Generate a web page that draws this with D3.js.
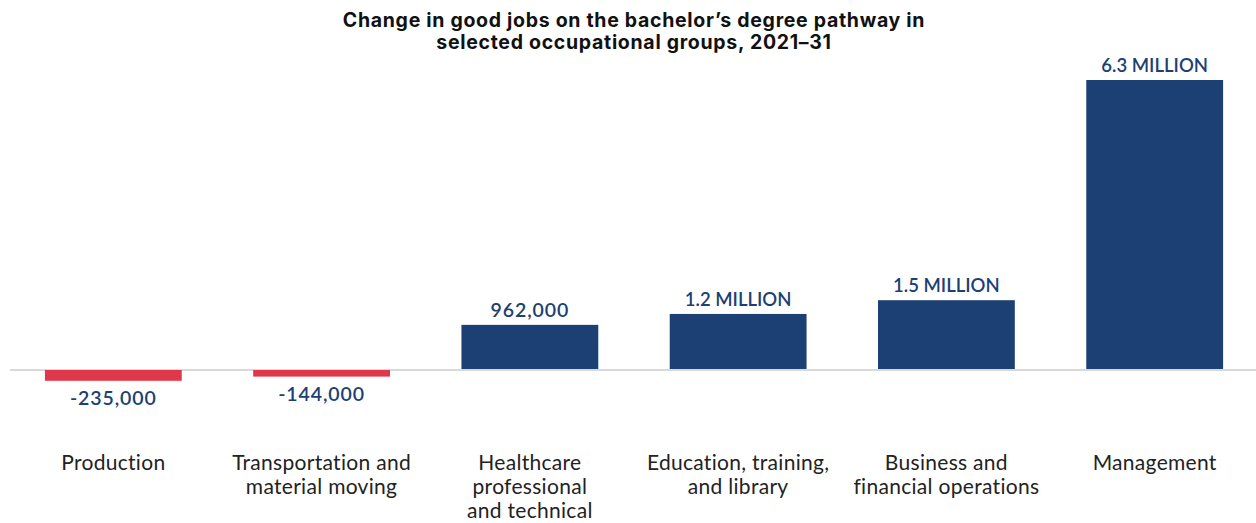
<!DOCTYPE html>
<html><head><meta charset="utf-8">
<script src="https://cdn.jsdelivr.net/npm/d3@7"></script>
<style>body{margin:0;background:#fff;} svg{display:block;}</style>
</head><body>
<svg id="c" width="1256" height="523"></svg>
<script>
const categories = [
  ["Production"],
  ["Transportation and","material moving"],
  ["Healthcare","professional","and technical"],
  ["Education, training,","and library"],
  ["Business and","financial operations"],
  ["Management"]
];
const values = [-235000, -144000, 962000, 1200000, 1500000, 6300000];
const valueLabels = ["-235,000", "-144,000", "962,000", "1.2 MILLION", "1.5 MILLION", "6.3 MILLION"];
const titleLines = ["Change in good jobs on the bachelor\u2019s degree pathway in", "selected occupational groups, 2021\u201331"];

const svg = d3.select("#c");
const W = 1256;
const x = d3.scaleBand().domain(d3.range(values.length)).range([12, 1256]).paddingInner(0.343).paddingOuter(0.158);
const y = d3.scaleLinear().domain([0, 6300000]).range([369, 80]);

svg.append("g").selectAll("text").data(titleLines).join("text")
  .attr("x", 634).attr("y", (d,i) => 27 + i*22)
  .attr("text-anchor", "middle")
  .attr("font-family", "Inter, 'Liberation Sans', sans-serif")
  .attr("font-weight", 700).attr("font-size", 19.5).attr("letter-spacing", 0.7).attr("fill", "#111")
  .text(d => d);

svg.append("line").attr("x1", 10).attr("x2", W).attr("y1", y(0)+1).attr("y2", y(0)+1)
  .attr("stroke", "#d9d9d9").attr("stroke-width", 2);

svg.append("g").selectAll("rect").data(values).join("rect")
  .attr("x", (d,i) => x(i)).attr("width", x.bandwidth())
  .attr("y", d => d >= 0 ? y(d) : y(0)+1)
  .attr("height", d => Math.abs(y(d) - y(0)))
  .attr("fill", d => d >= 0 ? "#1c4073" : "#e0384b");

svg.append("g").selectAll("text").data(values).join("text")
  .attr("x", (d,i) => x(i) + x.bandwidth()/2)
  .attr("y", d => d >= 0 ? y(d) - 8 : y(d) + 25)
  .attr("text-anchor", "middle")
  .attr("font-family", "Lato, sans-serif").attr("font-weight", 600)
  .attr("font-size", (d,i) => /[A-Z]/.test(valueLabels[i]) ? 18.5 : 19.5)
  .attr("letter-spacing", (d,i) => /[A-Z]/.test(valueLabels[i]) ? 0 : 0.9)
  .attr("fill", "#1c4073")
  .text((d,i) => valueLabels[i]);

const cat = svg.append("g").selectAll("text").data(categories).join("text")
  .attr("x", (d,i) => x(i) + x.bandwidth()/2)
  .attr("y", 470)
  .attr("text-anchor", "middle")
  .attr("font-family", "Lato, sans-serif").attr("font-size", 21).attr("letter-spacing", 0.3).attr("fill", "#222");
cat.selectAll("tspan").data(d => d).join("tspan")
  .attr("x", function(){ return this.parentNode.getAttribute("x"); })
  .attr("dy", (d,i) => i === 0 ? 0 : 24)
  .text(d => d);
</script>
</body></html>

* TO BE DONE: Track down every line holding the string "this" and copy it.

* EXPECTED OUTPUT:
Generate a web page that draws this with D3.js.
  .attr("x", function(){ return this.parentNode.getAttribute("x"); })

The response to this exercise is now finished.